■ What needs to be done:
Retype nothing but the lines from the start of the material up to and including the line with "(0,0) rectangle (1088,428);". Pictures don't belong in the copy.

Data listing start

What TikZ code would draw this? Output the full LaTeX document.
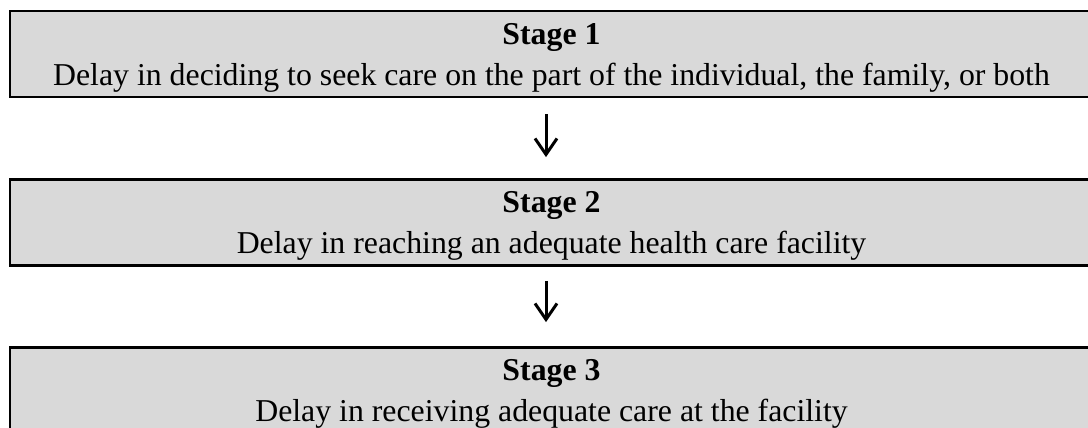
\documentclass[tikz,border=0pt]{standalone}
\usepackage{fontspec}
\setmainfont{Liberation Serif}
\usetikzlibrary{arrows.meta}

\begin{document}
\begin{tikzpicture}[x=0.5pt,y=-0.5pt,
  stagebox/.style={draw=black, line width=1.4pt, fill=stagegray,
    minimum width=541.5pt, minimum height=43pt, inner sep=0pt,
    align=center, font=\fontsize{15.9}{20.5}\selectfont, text depth=0pt},
  flow/.style={line width=1.5pt, -{Straight Barb[length=8pt,width=11pt]}}]
 \definecolor{stagegray}{RGB}{217,217,217}
 \useasboundingbox (0,0) rectangle (1088,428);

 \node[stagebox] (stage1) at (551.5,54)
  {\textbf{Stage 1}\\Delay in deciding to seek care on the part of the individual, the family, or both};
 \node[stagebox] (stage2) at (551.5,222.5)
  {\textbf{Stage 2}\\Delay in reaching an adequate health care facility};
 \node[stagebox] (stage3) at (551.5,390.5)
  {\textbf{Stage 3}\\Delay in receiving adequate care at the facility};

 \draw[flow, shorten <=8pt, shorten >=10.5pt] ([xshift=-2.75pt]stage1.south) -- ([xshift=-2.75pt]stage2.north);
 \draw[flow, shorten <=7pt, shorten >=12pt] ([xshift=-2.75pt]stage2.south) -- ([xshift=-2.75pt]stage3.north);
\end{tikzpicture}
\end{document}
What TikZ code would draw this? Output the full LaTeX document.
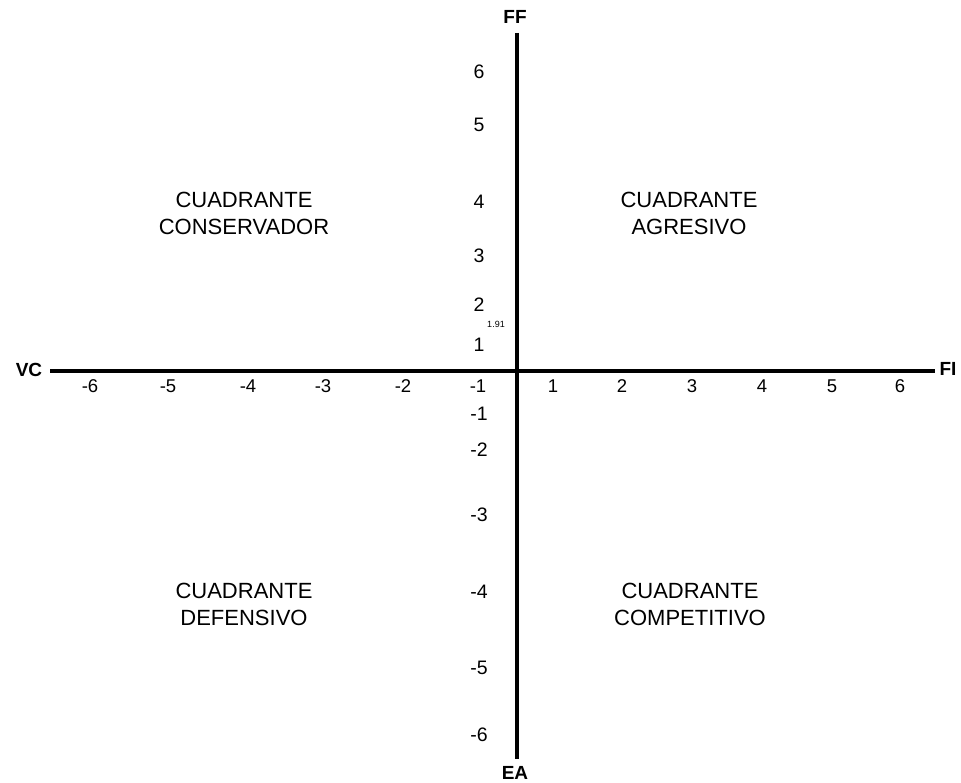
\documentclass[tikz,border=0pt]{standalone}
\usepackage{fontspec}
\setmainfont{Liberation Sans}
\usepackage{tikz}
\usetikzlibrary{positioning}
\tikzset{
  axisline/.style ={line width=4.5pt,black},
  axlab/.style    ={font=\fontsize{19}{19}\selectfont\bfseries,inner sep=0pt},
  xtick/.style    ={font=\fontsize{18.5}{18.5}\selectfont,inner sep=0pt},
  ytick/.style    ={font=\fontsize{19.5}{19.5}\selectfont,inner sep=0pt},
  quad/.style     ={align=center,font=\fontsize{22}{27}\selectfont,inner sep=0pt},
  mark191/.style  ={font=\fontsize{9}{9}\selectfont,inner sep=0pt},
}
\begin{document}
\begin{tikzpicture}[x=1pt,y=-1pt]
\useasboundingbox (0,0) rectangle (961,783);

% --- axes -----------------------------------------------------------------
\coordinate (xl) at (50,371);
\coordinate (xr) at (935,371);
\coordinate (yt) at (517,33);
\coordinate (yb) at (517,759);
\draw[axisline] (xl) -- (xr);
\draw[axisline] (yt) -- (yb);

\node[axlab] (vc) at (29,370) {VC};
\node[axlab] (fi) at (948,369) {FI};
\node[axlab] (ff) at (515,17)  {FF};
\node[axlab] (ea) at (515,773) {EA};

% --- ticks ----------------------------------------------------------------
\foreach \lab/\px in {-6/90,-5/168,-4/248,-3/323,-2/403,-1/478,
                      1/553,2/622,3/692,4/762,5/832,6/900}
  \node[xtick] (x\lab) at (\px,386) {\lab};
\foreach \lab/\py in {6/72,5/125,4/202,3/256,2/305,1/345,
                      -1/414,-2/450,-3/515,-4/592,-5/668,-6/735}
  \node[ytick] (y\lab) at (479,\py) {\lab};
\node[mark191] (v191) at (496,324) {1.91};

% --- quadrants ------------------------------------------------------------
\node[quad] (qcons) at (244,213) {CUADRANTE\\CONSERVADOR};
\node[quad] (qagre) at (689,213) {CUADRANTE\\AGRESIVO};
\node[quad] (qdefe) at (244,604) {CUADRANTE\\DEFENSIVO};
\node[quad] (qcomp) at (690,604) {CUADRANTE\\COMPETITIVO};

\end{tikzpicture}
\end{document}
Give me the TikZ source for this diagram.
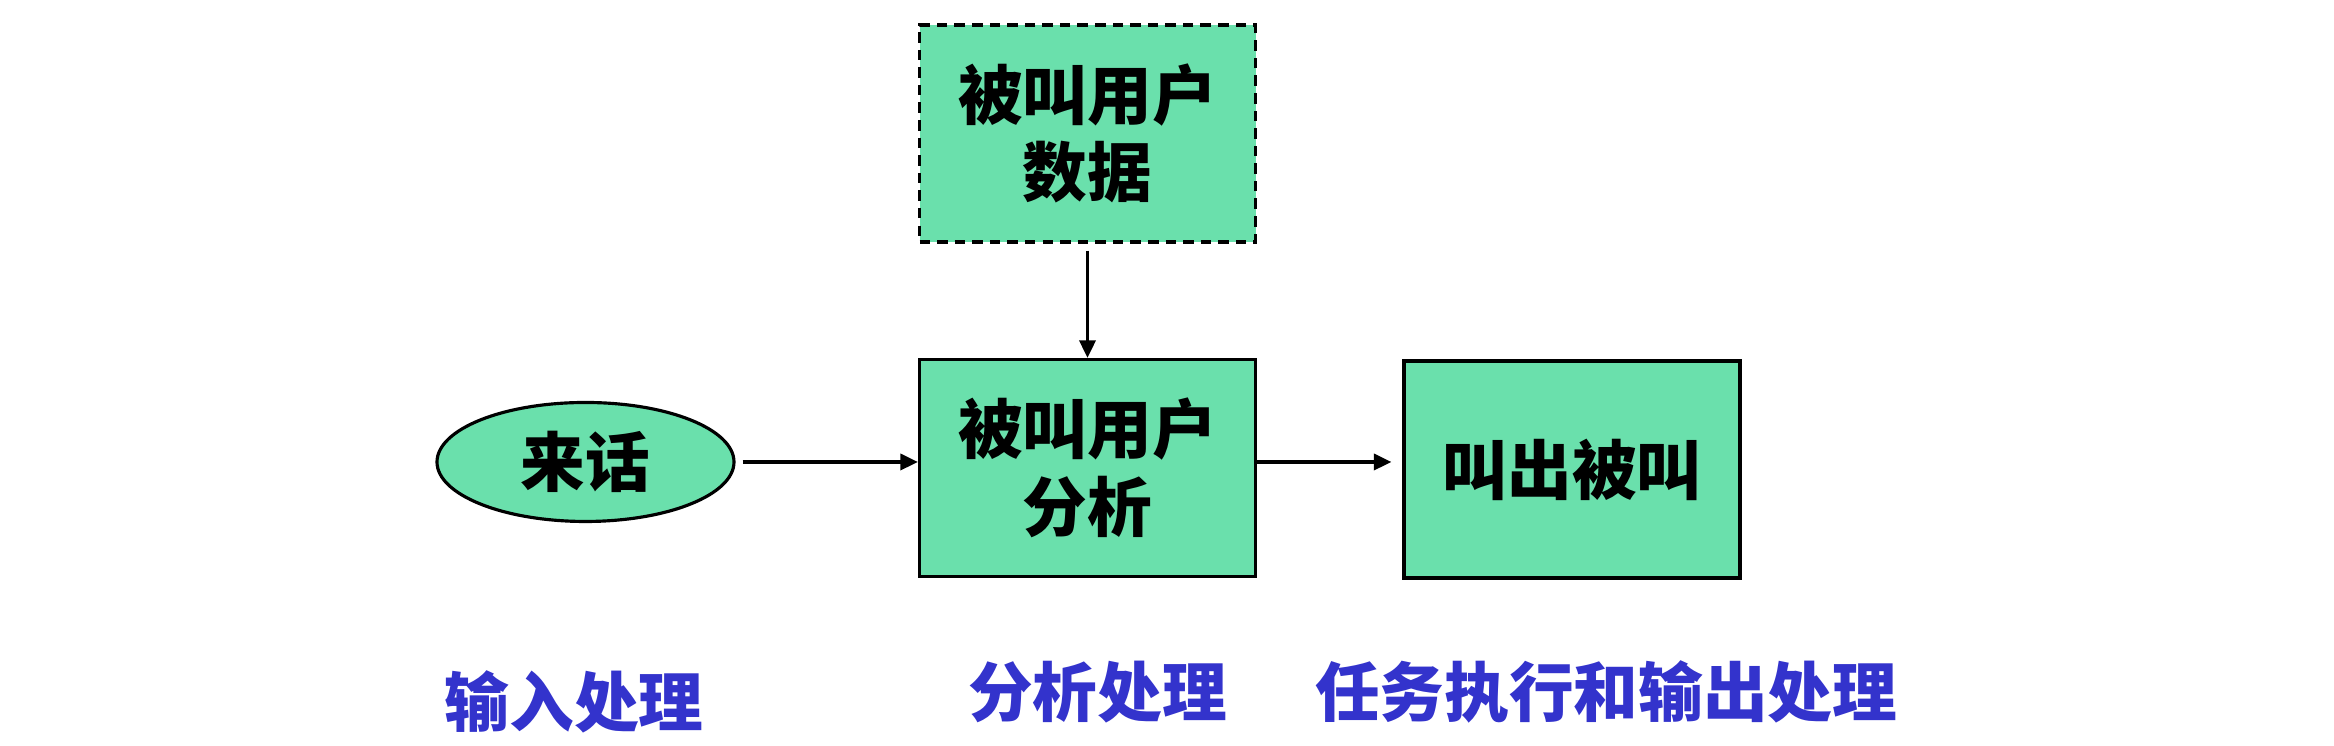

Data listing end

■ Solution to the exercise:
What TikZ code would draw this? Output the full LaTeX document.
\documentclass[tikz,border=0pt]{standalone}
\usepackage{fontspec}
\setmainfont{Liberation Serif}
\usetikzlibrary{arrows.meta}

\begin{document}
\begin{tikzpicture}[x=0.5pt,y=-0.5pt,
  stagebox/.style={draw=black, line width=1.4pt, fill=stagegray,
    minimum width=541.5pt, minimum height=43pt, inner sep=0pt,
    align=center, font=\fontsize{15.9}{20.5}\selectfont, text depth=0pt},
  flow/.style={line width=1.5pt, -{Straight Barb[length=8pt,width=11pt]}}]
 \definecolor{stagegray}{RGB}{217,217,217}
 \useasboundingbox (0,0) rectangle (1088,428);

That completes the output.